Devotional Message: The 5th Sunday after Pentecost; Proper 7B (6/24/2018)
Psalm 107:1-3, 23-32
2nd Corinthians 6:1-13
St. Mark 4:35-41
1st Samuel 17:[1a, 4-11, 19-23] 32-49
Prayer of the Day
O God of creation, eternal majesty, you preside over land and sea, sunshine and storm. By your strength pilot us, by your power preserve us, by your wisdom instruct us, and by your hand protect us, through Jesus Christ, our Savior and Lord. Amen.
Text for This Sunday
4:35 On that day, when evening had come, [Jesus] said to them, “Let us go across to the other side.” 36 And leaving the crowd behind, they took him with them in the boat, just as he was. Other boats were with him. 37 A great windstorm arose, and the waves beat into the boat, so that the boat was already being swamped. 38 But he was in the stern, asleep on the cushion; and they woke him up and said to him, “Teacher, do you not care that we are perishing?” 39 He woke up and rebuked the wind, and said to the sea, “Peace! Be still!” Then the wind ceased, and there was a dead calm.40 He said to them, “Why are you afraid? Have you still no faith?” 41 And they were filled with great awe and said to one another, “Who then is this, that even the wind and the sea obey him?”

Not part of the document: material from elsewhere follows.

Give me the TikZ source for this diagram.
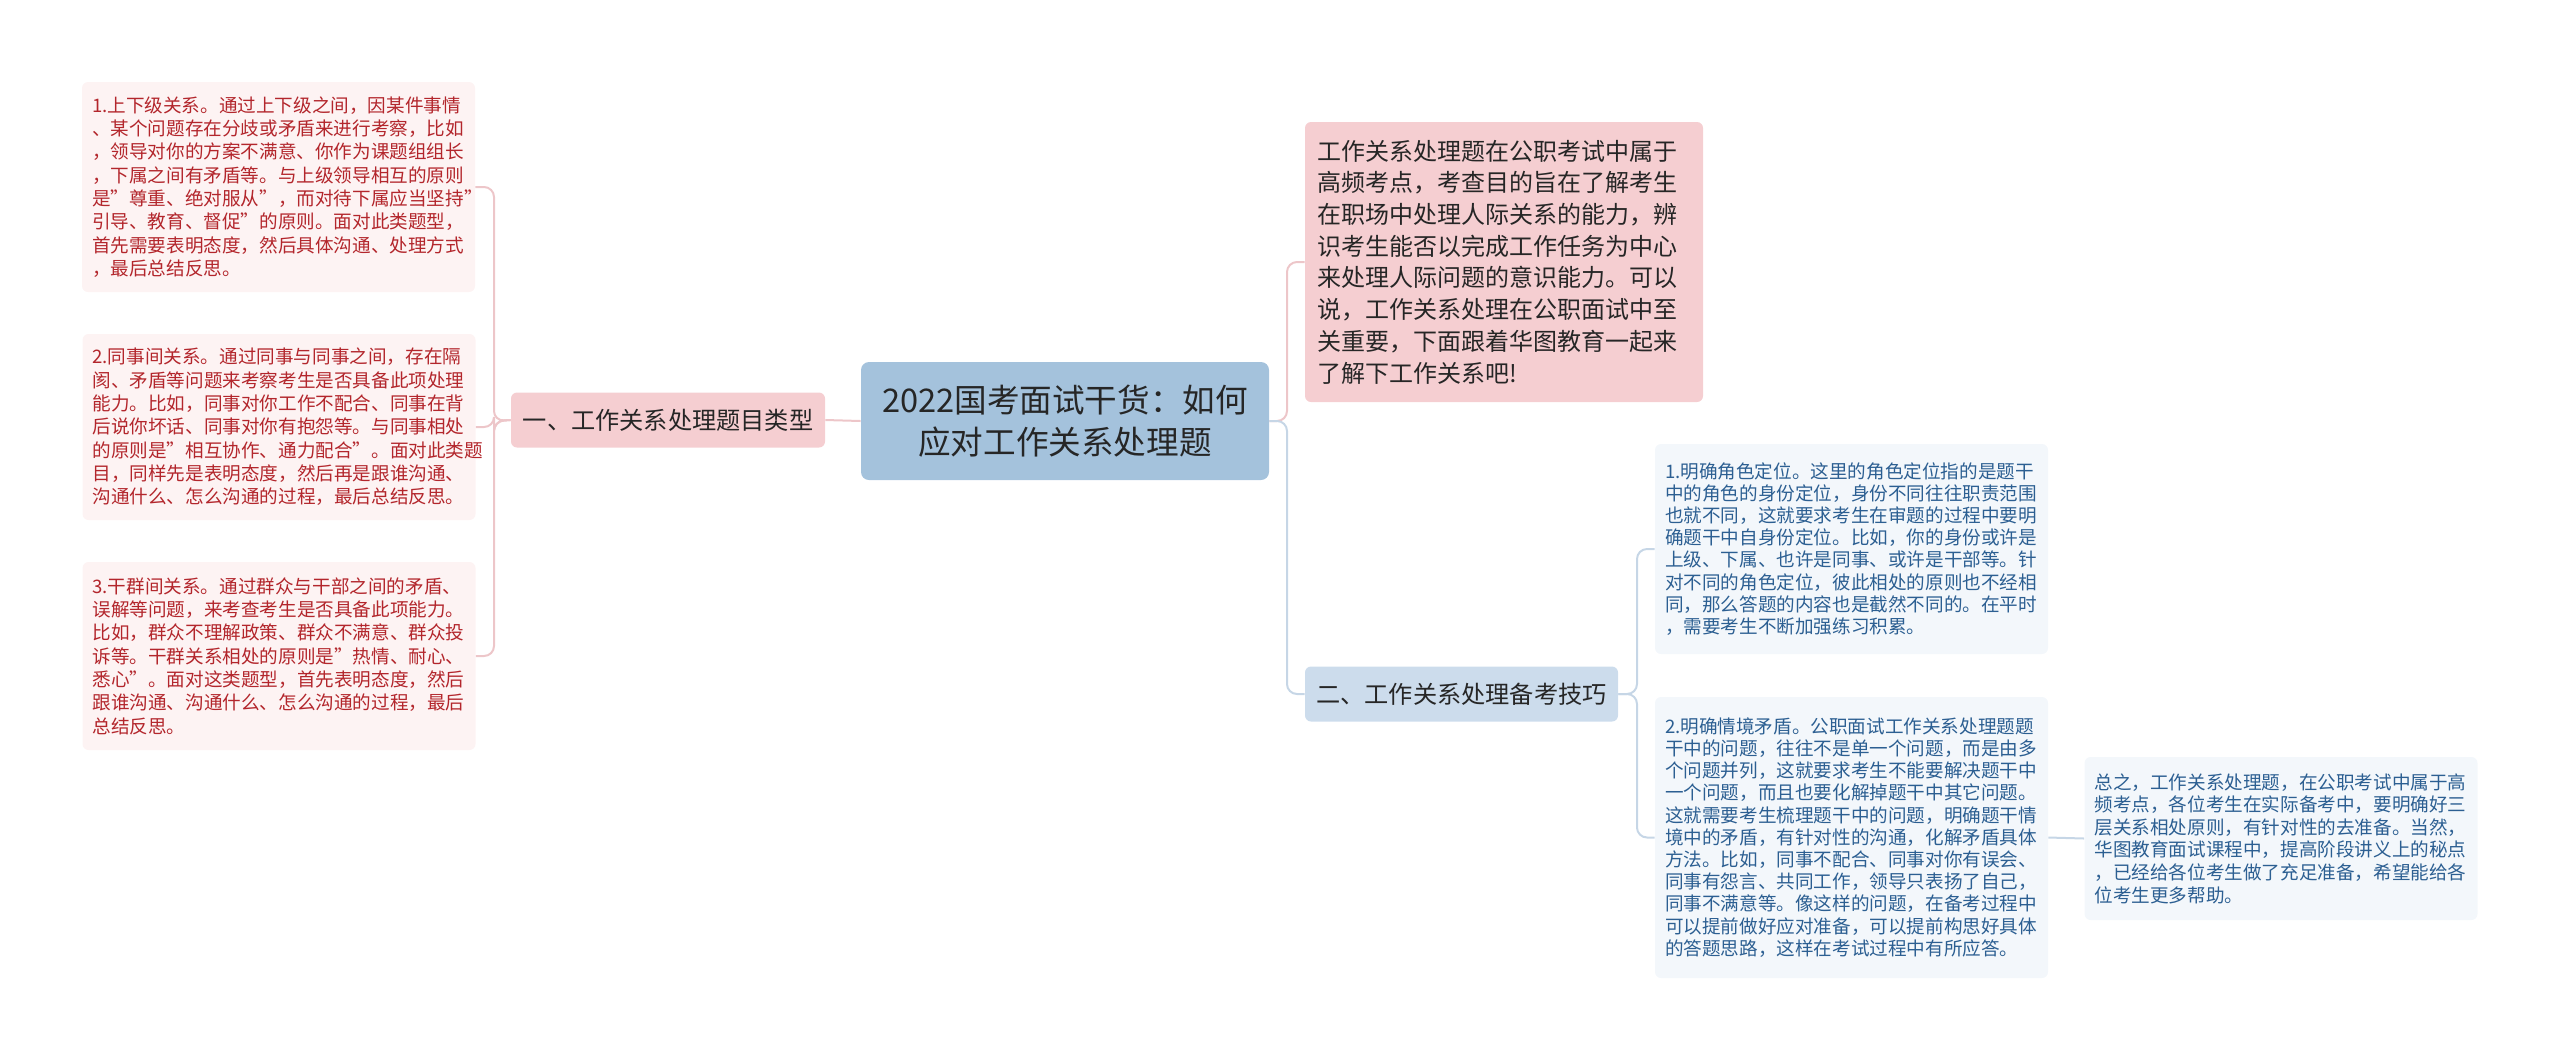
\documentclass[tikz,border=0pt]{standalone}
\usepackage{fontspec}
\setmainfont{Noto Sans CJK SC}
\usepackage{tikz}
\definecolor{rootblue}{HTML}{A4C2DC}
\definecolor{pinkfill}{HTML}{F5CED1}
\definecolor{bluefill}{HTML}{CCDCEC}
\definecolor{pinkleaf}{HTML}{FDF3F3}
\definecolor{blueleaf}{HTML}{F3F7FB}
\definecolor{redtext}{HTML}{B3262C}
\definecolor{bluetext}{HTML}{2C5F92}
\definecolor{pinkline}{HTML}{EDC6C9}
\definecolor{blueline}{HTML}{C6D6E6}
\definecolor{darktext}{HTML}{262626}

\begin{document}
\begin{tikzpicture}[x=0.5pt,y=-0.5pt,
  rootbox/.style={rectangle,rounded corners=4pt,fill=rootblue,text=darktext,align=center,minimum width=204pt,minimum height=59pt,inner sep=3pt,font=\fontsize{16.3}{21}\selectfont},
  topicbox/.style={rectangle,rounded corners=3pt,text=darktext,align=center,minimum height=27.5pt,inner sep=3pt,font=\fontsize{12.1}{15}\selectfont},
  introbox/.style={rectangle,rounded corners=3pt,fill=pinkfill,text=darktext,align=left,text width=187pt,inner xsep=6pt,inner ysep=3pt,minimum height=140pt,font=\fontsize{12}{15.85}\selectfont},
  redleaf/.style={rectangle,rounded corners=3pt,fill=pinkleaf,text=redtext,align=left,text width=186.5pt,inner xsep=5pt,inner ysep=3pt,font=\fontsize{9.3}{11.65}\selectfont},
  blueleafbox/.style={rectangle,rounded corners=3pt,fill=blueleaf,text=bluetext,align=left,text width=186.5pt,inner xsep=5pt,inner ysep=3pt,font=\fontsize{9.3}{11.1}\selectfont},
  lconn/.style={draw=pinkline,line width=1pt,rounded corners=5pt},
  rconn/.style={draw=blueline,line width=1pt,rounded corners=5pt}]
\useasboundingbox (0,0) rectangle (2560,1062);

% centre
\node[rootbox] (root) at (1065,421) {2022国考面试干货：如何\\应对工作关系处理题};

% left side
\node[topicbox,fill=pinkfill,minimum width=157pt] (types) at (668,420) {一、工作关系处理题目类型};
\node[redleaf,minimum height=105pt] (boss) at (278.5,187) {1.上下级关系。通过上下级之间，因某件事情\\、某个问题存在分歧或矛盾来进行考察，比如\\，领导对你的方案不满意、你作为课题组组长\\，下属之间有矛盾等。与上级领导相互的原则\\是"尊重、绝对服从"，而对待下属应当坚持"\\引导、教育、督促"的原则。面对此类题型，\\首先需要表明态度，然后具体沟通、处理方式\\，最后总结反思。};
\node[redleaf,minimum height=93pt] (peers) at (279,427) {2.同事间关系。通过同事与同事之间，存在隔\\阂、矛盾等问题来考察考生是否具备此项处理\\能力。比如，同事对你工作不配合、同事在背\\后说你坏话、同事对你有抱怨等。与同事相处\\的原则是"相互协作、通力配合"。面对此类题\\目，同样先是表明态度，然后再是跟谁沟通、\\沟通什么、怎么沟通的过程，最后总结反思。};
\node[redleaf,minimum height=94pt] (masses) at (279,656) {3.干群间关系。通过群众与干部之间的矛盾、\\误解等问题，来考查考生是否具备此项能力。\\比如，群众不理解政策、群众不满意、群众投\\诉等。干群关系相处的原则是"热情、耐心、\\悉心"。面对这类题型，首先表明态度，然后\\跟谁沟通、沟通什么、怎么沟通的过程，最后\\总结反思。};

% right side
\node[introbox] (intro) at (1504,262) {工作关系处理题在公职考试中属于\\高频考点，考查目的旨在了解考生\\在职场中处理人际关系的能力，辨\\识考生能否以完成工作任务为中心\\来处理人际问题的意识能力。可以\\说，工作关系处理在公职面试中至\\关重要，下面跟着华图教育一起来\\了解下工作关系吧!};
\node[topicbox,fill=bluefill,minimum width=156.5pt] (tips) at (1461.5,694) {二、工作关系处理备考技巧};
\node[blueleafbox,minimum height=105pt] (role) at (1851.5,549) {1.明确角色定位。这里的角色定位指的是题干\\中的角色的身份定位，身份不同往往职责范围\\也就不同，这就要求考生在审题的过程中要明\\确题干中自身份定位。比如，你的身份或许是\\上级、下属、也许是同事、或许是干部等。针\\对不同的角色定位，彼此相处的原则也不经相\\同，那么答题的内容也是截然不同的。在平时\\，需要考生不断加强练习积累。};
\node[blueleafbox,minimum height=140.5pt] (conflict) at (1851.5,837.5) {2.明确情境矛盾。公职面试工作关系处理题题\\干中的问题，往往不是单一个问题，而是由多\\个问题并列，这就要求考生不能要解决题干中\\一个问题，而且也要化解掉题干中其它问题。\\这就需要考生梳理题干中的问题，明确题干情\\境中的矛盾，有针对性的沟通，化解矛盾具体\\方法。比如，同事不配合、同事对你有误会、\\同事有怨言、共同工作，领导只表扬了自己，\\同事不满意等。像这样的问题，在备考过程中\\可以提前做好应对准备，可以提前构思好具体\\的答题思路，这样在考试过程中有所应答。};
\node[blueleafbox,minimum height=81.5pt,font=\fontsize{9.3}{11.3}\selectfont] (summary) at (2281,838.5) {总之，工作关系处理题，在公职考试中属于高\\频考点，各位考生在实际备考中，要明确好三\\层关系相处原则，有针对性的去准备。当然，\\华图教育面试课程中，提高阶段讲义上的秘点\\，已经给各位考生做了充足准备，希望能给各\\位考生更多帮助。};

% connectors
\coordinate (lspine) at (494,421);
\coordinate (rspine) at (1287,421);
\coordinate (tspine) at (1637,694);
\draw[lconn] (root.west) -- (types.east);
\draw[lconn] (types.west) -- (lspine) |- (boss.east);
\draw[lconn] (types.west) -- (lspine) |- (peers.east);
\draw[lconn] (types.west) -- (lspine) |- (masses.east);
\draw[lconn] (root.east) -- (rspine) |- (intro.west);
\draw[rconn] (root.east) -- (rspine) |- (tips.west);
\draw[rconn] (tips.east) -- (tspine) |- (role.west);
\draw[rconn] (tips.east) -- (tspine) |- (conflict.west);
\draw[rconn] (conflict.east) -- (summary.west);
\end{tikzpicture}
\end{document}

St. Mark 4:35-41 New Revised Standard Version Bible (C)1989, Division of Christian Education of the National Council of the Churches of Christ in the United States of America.
Message: Who, then, Is This?
There are stories from the Gospel accounts that make me realize how astounding it must have been to be a follower of Jesus. This certainly is true as the disciples watch him heal the sick, raise the dead, feed the masses, speak truth to power, and teach with wisdom. But this story: astounding:
Jesus is at the seaside teaching, possibly near Capernaum on the north side of the Sea of Galilee. The crowds become so large, that he boards a small boat, puts out a short distance from the shore, and teaches them from there. A sower… a lamp under a bushel… a growing crop… a mustard seed...
After spending time with the crowd, Jesus decides to make his way across the waters, toward the land of the Gadarenes. From the safety and familiarity of Galilee, to the unknown and threatening land across the way. (Where, by the way, he immediately meets a man who is afflicted with an unclean spirit, and who lives in the tombs, but I get ahead of the story here.)
Making their way across the waters Jesus, exhausted after being pressed by the crowds, finds a place in the stern where he can catch a few winks on a cushion. While he is asleep, a great windstorm arises, and the boat begins filling up with water. The disciples are terrified. At his word — at his word! — the winds cease, and there is a dead calm. The disciples say to one another, “Who then is this, that even the wind and the sea obey him?”
No kidding! Who is this? The spirits flee from him. The religious elite fear him. Damaged and unwell bodies respond to him. Even the winds seem to be at his beck and call. “Who then is this, that even the wind and the sea obey him?”
This is early in the story, of course. There is much more to come. Soon the disciples will begin to hear testimony from Jesus that will astonish them. Bit by bit they will come to understand him in new and amazing ways. It will all culminate in the eighth chapter when Peter cries out, “You are the Messiah.” (8:29) But at this point in the story is is simply amazement. “A great awe,” St. Mark tells us.
And so a great storm is followed by a great calm which causes a great awe to take hold of his followers. Who is this? It is Jesus. The Son of God. The incarnate Christ. The fullness of God, living among us; an expression of God’s deep and passionate desire that we be well.
In the midst of our difficult times, how often has it been the case that Jesus was right there — maybe even asleep on the cushion at our side — and we didn’t even know it? Yet he continues with us. At our side every step of the way. Never leaving us. Always loving us. Our rock and our salvation. “Yea, though I walk through the valley of the shadow of death I will fear no evil: for thou art with me!”
Who is this? The one who is with me. Thanks be to God!
David J. Risendal, Pastor
Exploring This Week’s Gospel
- What causes the disciples to be so afraid?
- Why do they ask him (accuse him?) about whether he cares that they are perishing?
- What must they be thinking, as they row the rest of the way to the land of the Gadarenes?
Connecting with This Week’s Gospel
- When has God been with me, in a time when I was unaware of it?
- How has the presence of God in my life carried me through an especially difficult time?
- How might I become an instrument of God’s presence for someone else, in a difficult time?